-- Set problem --
Present each line of the entries below that holds the word "this".

-- BEGIN --

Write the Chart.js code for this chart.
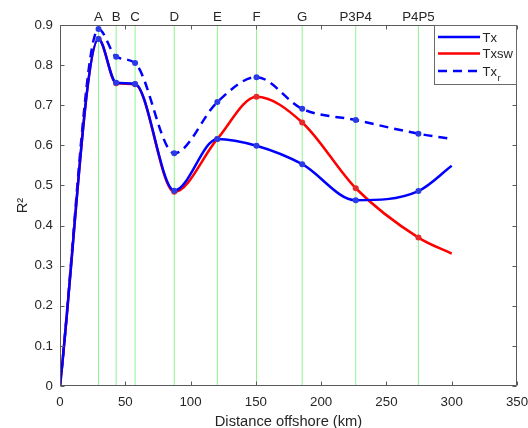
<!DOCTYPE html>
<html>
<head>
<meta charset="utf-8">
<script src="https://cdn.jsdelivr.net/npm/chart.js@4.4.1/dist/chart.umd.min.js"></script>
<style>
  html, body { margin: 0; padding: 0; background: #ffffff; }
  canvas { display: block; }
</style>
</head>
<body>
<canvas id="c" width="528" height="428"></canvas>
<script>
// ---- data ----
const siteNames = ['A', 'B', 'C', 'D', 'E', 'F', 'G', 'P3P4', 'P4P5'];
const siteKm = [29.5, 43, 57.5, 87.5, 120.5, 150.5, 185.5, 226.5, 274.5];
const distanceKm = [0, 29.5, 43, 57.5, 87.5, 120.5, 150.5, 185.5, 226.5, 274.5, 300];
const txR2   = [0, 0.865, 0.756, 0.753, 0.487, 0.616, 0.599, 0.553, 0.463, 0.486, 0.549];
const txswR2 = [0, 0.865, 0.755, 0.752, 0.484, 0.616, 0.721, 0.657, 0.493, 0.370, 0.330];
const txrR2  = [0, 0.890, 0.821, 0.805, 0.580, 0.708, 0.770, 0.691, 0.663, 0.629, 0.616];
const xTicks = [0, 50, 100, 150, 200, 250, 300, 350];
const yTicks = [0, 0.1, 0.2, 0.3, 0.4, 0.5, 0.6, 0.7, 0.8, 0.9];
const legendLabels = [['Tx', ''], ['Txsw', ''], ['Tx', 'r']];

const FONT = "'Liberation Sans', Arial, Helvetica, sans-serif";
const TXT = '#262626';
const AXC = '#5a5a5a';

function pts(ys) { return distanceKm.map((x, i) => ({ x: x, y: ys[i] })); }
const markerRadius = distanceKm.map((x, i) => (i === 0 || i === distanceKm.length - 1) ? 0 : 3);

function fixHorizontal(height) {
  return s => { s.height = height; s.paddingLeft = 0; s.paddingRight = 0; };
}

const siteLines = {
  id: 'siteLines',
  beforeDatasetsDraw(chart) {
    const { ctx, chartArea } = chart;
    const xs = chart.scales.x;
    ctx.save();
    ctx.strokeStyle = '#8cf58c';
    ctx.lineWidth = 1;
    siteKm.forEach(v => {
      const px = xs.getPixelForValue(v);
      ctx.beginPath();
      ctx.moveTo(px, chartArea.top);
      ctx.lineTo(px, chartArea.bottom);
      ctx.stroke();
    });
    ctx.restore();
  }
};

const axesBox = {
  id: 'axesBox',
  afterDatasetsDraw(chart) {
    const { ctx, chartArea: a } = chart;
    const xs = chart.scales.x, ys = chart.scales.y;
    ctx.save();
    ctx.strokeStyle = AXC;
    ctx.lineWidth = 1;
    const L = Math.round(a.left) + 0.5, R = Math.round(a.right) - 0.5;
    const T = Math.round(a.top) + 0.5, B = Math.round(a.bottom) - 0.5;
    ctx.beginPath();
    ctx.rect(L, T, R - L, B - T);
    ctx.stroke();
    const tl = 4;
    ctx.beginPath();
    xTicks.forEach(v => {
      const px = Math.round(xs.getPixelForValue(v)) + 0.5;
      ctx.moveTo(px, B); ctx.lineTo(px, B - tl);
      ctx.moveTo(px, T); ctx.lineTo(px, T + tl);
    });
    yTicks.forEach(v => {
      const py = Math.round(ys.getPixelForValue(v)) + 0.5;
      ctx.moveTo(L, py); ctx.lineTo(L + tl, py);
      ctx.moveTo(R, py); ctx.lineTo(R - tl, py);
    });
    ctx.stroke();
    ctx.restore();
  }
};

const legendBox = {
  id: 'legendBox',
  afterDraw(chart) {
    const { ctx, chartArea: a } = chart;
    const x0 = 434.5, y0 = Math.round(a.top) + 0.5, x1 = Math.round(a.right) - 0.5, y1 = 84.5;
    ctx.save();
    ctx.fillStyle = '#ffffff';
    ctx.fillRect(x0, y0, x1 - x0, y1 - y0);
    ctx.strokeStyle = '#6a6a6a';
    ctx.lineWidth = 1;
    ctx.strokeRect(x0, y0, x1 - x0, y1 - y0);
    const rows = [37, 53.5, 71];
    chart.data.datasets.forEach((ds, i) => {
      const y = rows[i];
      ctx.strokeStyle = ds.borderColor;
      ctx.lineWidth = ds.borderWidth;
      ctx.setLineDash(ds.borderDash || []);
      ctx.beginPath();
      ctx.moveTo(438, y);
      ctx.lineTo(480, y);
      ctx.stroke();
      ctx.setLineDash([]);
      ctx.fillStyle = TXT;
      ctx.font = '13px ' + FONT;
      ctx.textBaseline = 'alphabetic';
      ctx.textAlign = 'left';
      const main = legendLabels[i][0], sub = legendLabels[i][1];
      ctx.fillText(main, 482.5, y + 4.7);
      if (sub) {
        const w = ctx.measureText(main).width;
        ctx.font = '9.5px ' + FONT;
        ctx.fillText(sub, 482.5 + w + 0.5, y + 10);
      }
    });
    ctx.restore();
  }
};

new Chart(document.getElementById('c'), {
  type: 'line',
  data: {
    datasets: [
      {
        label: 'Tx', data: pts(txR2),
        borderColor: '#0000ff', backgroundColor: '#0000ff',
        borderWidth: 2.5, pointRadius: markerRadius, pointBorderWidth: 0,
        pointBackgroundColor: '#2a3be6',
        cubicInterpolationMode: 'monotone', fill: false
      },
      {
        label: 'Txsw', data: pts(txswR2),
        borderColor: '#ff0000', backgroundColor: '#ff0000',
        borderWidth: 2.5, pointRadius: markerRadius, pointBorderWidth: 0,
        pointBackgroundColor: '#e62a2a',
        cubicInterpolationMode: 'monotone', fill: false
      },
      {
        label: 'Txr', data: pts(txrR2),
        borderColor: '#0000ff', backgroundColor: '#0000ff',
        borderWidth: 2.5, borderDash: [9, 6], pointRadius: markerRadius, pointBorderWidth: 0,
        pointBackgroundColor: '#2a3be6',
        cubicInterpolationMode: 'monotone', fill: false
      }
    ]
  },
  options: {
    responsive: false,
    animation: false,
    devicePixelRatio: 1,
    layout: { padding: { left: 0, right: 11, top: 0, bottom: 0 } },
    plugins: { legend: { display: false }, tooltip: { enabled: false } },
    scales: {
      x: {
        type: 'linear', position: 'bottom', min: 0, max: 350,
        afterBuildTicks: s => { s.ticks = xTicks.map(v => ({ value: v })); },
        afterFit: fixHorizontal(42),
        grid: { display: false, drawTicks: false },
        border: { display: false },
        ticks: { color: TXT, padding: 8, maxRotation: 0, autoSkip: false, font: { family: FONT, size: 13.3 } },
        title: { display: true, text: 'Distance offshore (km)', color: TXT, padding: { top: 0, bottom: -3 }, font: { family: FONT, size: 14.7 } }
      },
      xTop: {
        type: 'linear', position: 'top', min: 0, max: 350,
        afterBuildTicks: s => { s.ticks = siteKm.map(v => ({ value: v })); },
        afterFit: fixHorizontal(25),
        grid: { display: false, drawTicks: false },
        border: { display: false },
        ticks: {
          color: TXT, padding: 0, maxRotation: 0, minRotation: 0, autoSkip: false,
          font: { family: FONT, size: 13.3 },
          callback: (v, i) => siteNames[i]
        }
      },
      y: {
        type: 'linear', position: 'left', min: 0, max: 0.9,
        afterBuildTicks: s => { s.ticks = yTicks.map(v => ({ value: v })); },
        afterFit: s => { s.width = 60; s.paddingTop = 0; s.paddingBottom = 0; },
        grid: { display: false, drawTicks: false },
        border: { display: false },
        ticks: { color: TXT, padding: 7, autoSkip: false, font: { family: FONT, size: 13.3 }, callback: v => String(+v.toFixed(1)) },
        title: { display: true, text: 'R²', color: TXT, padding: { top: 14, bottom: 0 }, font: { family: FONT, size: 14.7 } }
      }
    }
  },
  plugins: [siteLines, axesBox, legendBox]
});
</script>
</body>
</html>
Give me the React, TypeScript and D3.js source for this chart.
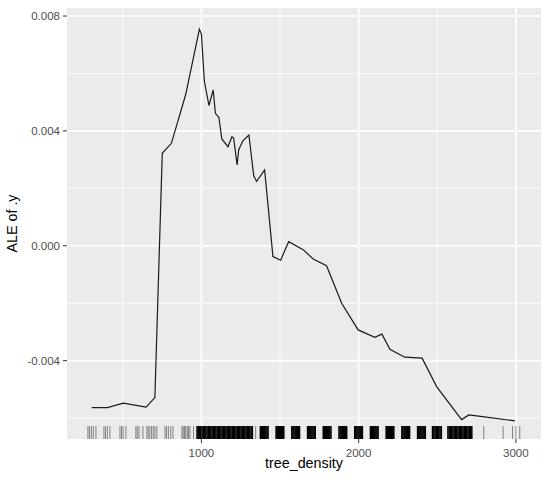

-- END --

-- Correct output --
Write the Chart.js code for this chart.
Give me the React, TypeScript and D3.js source for this chart.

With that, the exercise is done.